STORED DATA:

:::::

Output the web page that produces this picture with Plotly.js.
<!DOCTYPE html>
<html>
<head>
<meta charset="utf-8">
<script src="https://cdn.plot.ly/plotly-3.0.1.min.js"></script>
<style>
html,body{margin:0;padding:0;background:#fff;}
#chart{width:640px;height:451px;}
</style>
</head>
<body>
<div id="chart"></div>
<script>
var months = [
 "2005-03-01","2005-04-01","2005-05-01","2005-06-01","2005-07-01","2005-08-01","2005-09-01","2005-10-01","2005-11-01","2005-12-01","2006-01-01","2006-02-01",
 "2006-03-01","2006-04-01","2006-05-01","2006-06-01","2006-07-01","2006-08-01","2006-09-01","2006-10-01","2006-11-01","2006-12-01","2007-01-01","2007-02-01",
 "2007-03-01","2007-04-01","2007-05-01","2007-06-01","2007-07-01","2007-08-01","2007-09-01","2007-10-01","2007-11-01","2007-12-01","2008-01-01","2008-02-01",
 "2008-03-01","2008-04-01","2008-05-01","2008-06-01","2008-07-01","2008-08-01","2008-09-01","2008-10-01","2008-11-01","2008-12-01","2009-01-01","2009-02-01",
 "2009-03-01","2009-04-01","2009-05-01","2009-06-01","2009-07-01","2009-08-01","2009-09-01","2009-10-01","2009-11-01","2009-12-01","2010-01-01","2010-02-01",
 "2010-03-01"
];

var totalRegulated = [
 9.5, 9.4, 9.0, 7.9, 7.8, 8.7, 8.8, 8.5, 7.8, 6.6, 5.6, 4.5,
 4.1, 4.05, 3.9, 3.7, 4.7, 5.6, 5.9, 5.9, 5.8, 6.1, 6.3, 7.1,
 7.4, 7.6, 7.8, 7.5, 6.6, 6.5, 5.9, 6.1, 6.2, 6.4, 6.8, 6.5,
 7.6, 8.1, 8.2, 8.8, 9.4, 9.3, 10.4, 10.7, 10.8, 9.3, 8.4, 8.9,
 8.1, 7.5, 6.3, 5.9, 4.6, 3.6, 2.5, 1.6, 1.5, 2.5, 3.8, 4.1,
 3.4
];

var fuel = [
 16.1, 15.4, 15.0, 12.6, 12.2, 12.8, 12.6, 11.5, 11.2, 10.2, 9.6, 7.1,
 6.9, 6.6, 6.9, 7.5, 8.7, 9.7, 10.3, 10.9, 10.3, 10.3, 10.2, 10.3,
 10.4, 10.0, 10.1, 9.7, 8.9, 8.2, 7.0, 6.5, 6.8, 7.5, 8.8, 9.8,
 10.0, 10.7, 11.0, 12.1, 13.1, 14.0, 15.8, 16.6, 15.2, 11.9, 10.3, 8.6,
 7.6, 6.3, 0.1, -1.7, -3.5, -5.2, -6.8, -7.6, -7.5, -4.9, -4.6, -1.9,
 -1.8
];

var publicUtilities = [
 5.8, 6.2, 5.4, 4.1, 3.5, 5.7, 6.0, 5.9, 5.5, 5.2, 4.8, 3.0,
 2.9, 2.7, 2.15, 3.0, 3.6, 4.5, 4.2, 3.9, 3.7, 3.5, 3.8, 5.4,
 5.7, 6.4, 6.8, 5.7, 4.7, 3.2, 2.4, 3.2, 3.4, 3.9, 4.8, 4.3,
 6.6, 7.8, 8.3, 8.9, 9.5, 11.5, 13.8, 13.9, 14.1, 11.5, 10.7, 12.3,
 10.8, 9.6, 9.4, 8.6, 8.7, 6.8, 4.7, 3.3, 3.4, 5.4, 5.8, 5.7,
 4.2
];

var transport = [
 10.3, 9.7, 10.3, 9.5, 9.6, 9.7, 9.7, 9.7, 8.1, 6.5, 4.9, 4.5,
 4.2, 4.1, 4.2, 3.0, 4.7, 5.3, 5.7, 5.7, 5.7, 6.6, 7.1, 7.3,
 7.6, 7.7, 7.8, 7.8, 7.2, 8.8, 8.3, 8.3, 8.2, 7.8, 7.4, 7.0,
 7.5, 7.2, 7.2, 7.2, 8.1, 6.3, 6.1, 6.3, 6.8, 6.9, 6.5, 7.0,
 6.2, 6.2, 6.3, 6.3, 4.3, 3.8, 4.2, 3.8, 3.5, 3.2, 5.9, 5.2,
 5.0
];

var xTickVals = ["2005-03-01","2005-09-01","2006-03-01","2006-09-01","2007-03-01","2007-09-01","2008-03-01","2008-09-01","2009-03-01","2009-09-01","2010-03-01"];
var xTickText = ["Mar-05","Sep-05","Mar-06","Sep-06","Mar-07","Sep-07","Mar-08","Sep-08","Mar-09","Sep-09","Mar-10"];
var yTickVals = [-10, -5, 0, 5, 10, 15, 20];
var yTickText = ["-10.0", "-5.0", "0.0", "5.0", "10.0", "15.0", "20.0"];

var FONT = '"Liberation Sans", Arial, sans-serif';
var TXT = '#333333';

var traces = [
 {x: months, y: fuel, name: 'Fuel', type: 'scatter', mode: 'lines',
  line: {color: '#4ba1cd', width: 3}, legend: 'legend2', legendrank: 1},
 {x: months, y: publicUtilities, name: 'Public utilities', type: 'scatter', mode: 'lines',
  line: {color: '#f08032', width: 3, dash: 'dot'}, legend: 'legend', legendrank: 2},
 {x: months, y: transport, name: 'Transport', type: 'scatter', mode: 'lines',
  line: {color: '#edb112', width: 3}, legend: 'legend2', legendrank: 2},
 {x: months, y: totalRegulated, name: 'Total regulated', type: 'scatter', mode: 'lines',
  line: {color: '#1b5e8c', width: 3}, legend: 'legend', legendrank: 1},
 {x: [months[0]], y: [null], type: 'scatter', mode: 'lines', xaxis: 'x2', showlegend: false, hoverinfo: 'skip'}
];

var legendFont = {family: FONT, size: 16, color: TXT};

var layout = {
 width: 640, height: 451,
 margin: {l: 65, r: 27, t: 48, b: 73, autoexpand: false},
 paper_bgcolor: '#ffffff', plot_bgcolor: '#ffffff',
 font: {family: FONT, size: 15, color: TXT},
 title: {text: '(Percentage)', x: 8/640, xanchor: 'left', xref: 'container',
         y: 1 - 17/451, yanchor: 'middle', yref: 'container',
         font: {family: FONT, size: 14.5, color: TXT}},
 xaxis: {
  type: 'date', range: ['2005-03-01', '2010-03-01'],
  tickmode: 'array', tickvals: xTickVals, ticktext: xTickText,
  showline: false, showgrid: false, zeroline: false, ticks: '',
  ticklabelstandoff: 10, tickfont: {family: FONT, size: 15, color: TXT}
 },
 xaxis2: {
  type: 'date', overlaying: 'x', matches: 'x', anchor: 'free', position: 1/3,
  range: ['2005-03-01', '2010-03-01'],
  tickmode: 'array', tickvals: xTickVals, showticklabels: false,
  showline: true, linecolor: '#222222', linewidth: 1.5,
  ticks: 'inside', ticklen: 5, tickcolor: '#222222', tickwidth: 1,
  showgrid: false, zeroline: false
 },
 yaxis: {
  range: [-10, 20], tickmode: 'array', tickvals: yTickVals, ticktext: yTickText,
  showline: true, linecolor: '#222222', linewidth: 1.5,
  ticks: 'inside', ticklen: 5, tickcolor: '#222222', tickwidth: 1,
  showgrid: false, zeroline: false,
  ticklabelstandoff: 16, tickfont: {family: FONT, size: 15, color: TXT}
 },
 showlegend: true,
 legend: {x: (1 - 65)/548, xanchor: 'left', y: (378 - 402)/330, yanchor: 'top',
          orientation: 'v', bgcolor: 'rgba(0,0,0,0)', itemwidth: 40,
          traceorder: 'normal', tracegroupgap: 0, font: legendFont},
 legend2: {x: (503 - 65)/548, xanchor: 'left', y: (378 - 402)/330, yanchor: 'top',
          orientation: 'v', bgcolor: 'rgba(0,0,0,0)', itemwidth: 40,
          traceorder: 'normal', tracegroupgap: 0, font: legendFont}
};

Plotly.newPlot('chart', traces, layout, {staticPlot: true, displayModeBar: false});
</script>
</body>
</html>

:::::

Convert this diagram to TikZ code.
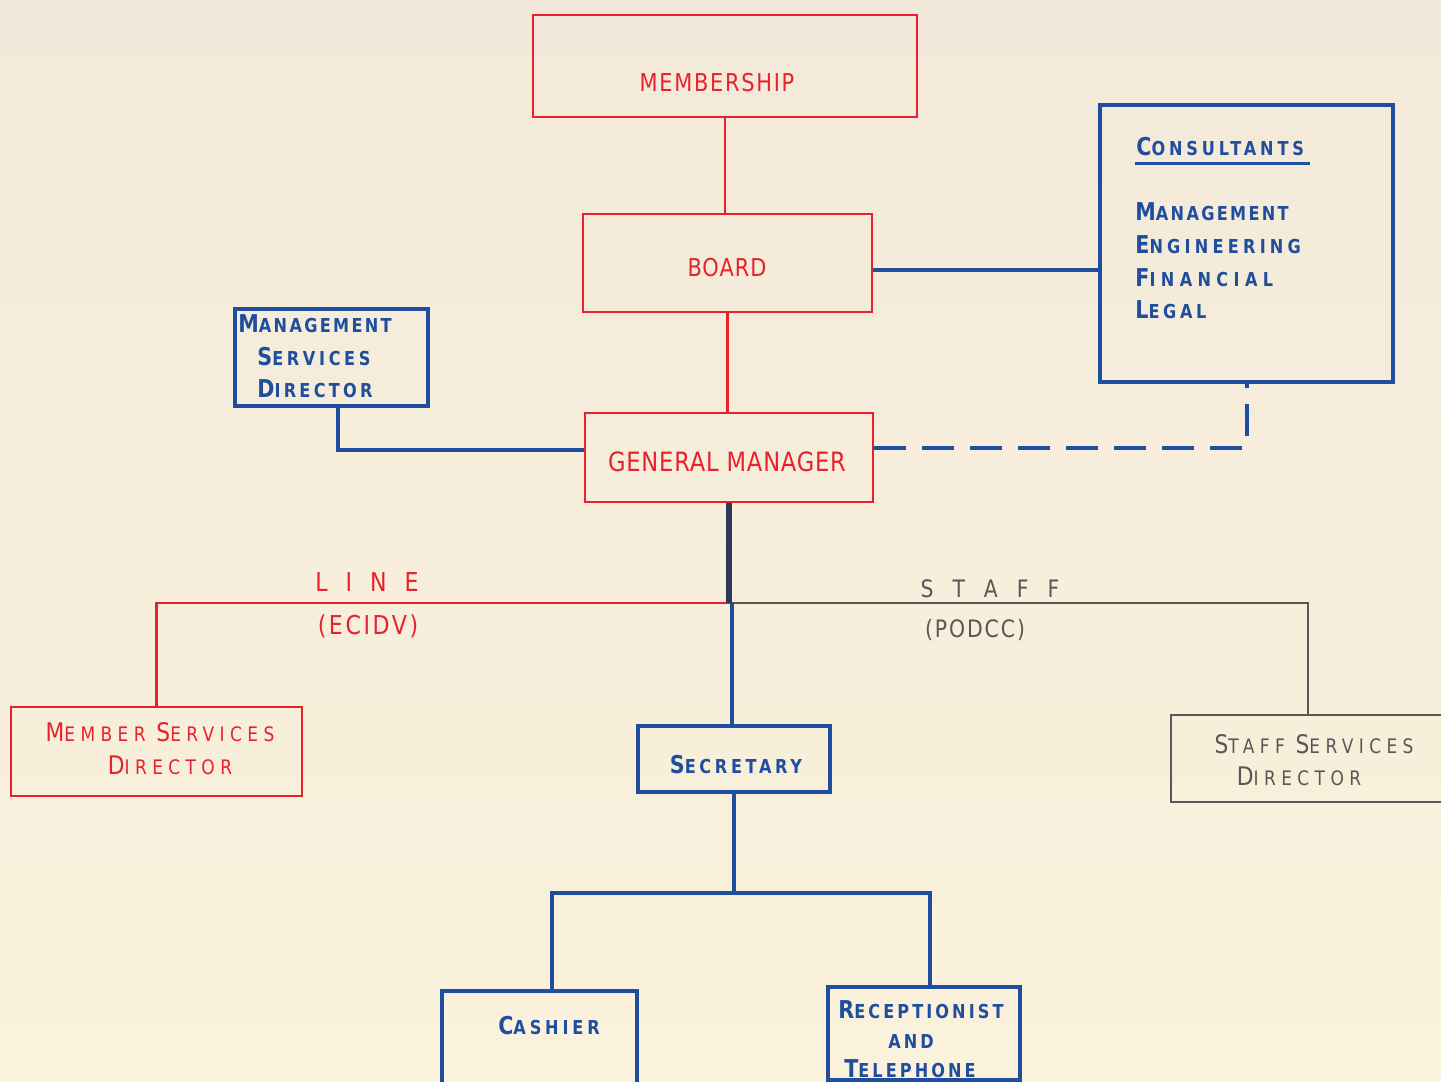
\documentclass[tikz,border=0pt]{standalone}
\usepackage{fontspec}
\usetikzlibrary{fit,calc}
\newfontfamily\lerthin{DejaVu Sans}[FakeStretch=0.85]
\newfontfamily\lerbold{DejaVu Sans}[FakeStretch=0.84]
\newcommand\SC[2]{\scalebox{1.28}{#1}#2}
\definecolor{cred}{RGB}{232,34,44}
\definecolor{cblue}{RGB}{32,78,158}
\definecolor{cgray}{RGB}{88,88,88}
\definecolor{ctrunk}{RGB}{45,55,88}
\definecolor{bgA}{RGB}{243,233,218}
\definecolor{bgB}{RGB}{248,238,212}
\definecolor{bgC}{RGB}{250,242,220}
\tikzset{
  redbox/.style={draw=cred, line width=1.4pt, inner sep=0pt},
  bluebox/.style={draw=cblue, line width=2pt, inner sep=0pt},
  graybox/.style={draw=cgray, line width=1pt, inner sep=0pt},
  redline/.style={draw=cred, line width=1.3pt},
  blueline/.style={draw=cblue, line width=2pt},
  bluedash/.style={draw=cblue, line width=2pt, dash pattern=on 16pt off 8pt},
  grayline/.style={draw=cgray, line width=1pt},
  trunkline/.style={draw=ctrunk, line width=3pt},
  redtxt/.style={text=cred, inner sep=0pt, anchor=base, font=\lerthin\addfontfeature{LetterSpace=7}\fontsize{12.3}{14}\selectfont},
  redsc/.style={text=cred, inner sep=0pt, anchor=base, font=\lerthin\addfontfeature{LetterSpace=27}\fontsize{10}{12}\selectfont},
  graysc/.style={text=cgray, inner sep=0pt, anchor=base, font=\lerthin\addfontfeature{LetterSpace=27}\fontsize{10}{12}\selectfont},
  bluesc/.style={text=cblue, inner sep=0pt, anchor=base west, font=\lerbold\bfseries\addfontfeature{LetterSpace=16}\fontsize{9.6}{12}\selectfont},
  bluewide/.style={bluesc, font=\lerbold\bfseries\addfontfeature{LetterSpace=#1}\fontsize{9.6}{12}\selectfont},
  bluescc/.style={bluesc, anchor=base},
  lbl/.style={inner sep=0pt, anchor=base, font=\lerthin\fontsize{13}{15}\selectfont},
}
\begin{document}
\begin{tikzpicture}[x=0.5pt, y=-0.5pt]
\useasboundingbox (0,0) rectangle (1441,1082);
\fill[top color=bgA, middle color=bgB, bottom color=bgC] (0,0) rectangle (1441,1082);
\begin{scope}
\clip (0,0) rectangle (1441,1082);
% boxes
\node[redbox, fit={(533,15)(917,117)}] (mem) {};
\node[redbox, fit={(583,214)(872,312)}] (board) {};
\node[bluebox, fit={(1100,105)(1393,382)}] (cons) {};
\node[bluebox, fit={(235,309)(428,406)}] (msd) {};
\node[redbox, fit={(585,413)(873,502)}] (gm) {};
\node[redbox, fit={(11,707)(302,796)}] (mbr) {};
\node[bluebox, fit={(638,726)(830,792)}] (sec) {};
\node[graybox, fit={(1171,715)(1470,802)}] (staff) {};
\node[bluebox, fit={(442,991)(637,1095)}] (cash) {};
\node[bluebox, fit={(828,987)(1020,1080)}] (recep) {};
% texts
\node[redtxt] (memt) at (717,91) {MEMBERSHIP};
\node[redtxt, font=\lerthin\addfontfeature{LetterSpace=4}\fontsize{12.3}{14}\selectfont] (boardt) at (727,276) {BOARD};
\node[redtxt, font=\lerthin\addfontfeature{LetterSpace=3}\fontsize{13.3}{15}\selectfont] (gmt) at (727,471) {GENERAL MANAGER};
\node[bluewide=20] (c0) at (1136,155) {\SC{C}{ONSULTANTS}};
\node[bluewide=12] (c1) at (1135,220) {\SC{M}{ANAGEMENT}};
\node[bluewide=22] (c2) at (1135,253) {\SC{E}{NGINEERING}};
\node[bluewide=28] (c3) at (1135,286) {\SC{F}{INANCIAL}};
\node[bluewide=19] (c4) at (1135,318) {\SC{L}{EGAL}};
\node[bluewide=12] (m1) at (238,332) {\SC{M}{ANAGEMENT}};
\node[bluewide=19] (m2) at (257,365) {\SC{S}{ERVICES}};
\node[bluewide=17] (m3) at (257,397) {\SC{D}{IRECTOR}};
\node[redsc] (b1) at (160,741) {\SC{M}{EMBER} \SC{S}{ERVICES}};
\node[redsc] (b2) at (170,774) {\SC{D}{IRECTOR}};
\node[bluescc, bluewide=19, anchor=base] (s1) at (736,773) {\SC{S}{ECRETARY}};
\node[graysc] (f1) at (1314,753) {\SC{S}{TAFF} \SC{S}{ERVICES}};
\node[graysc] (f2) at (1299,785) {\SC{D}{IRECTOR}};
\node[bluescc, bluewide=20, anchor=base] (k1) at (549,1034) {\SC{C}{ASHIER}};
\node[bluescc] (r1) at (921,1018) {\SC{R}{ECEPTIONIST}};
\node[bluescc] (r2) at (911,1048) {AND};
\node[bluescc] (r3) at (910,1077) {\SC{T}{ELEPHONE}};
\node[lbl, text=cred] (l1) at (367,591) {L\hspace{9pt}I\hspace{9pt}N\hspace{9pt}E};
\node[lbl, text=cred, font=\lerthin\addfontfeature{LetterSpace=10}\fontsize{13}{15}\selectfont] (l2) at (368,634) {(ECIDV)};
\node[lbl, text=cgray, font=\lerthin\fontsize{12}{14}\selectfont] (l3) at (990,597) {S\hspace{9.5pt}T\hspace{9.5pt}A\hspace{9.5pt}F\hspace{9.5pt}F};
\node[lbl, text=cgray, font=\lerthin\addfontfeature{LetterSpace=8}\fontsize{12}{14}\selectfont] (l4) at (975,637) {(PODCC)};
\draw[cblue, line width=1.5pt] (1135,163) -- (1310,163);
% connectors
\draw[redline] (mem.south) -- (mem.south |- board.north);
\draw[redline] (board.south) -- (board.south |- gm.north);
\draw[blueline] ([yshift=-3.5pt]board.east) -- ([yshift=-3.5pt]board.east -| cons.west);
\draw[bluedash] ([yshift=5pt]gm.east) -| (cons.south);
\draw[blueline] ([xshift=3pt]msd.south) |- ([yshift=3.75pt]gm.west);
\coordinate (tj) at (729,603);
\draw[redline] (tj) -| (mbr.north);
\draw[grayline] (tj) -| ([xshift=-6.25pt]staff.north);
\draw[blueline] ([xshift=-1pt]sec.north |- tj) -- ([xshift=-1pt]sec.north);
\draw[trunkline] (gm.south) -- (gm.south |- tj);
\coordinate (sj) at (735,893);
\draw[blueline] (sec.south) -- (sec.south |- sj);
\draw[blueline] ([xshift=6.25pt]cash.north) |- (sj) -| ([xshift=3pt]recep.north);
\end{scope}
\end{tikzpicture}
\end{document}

:::::

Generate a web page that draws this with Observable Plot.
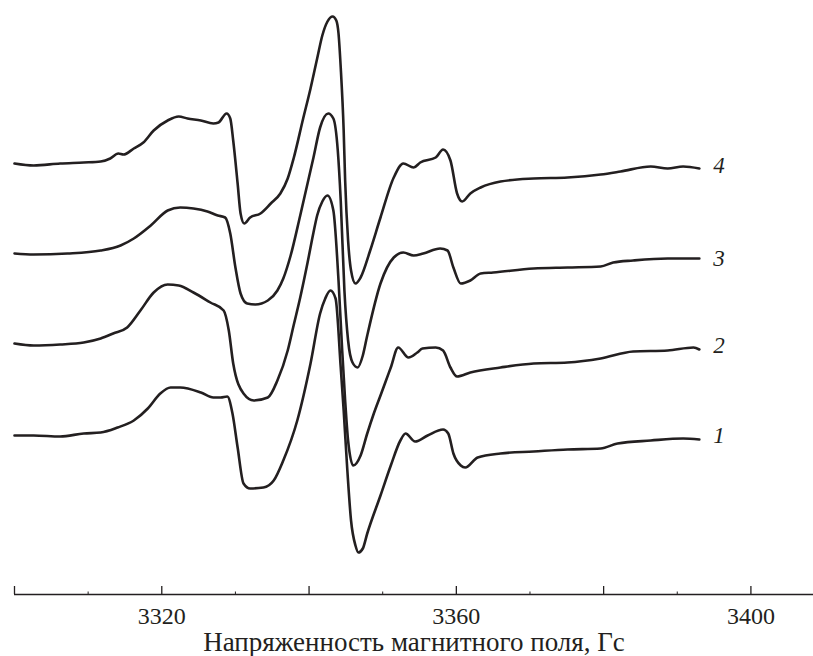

:::::

WORK TO DO: Scan the material above for the word "with". Copy each line where it occurs.

RIGHT ANSWER:
Output the web page that produces this picture with Plotly.js.
Generate a web page that draws this with Observable Plot.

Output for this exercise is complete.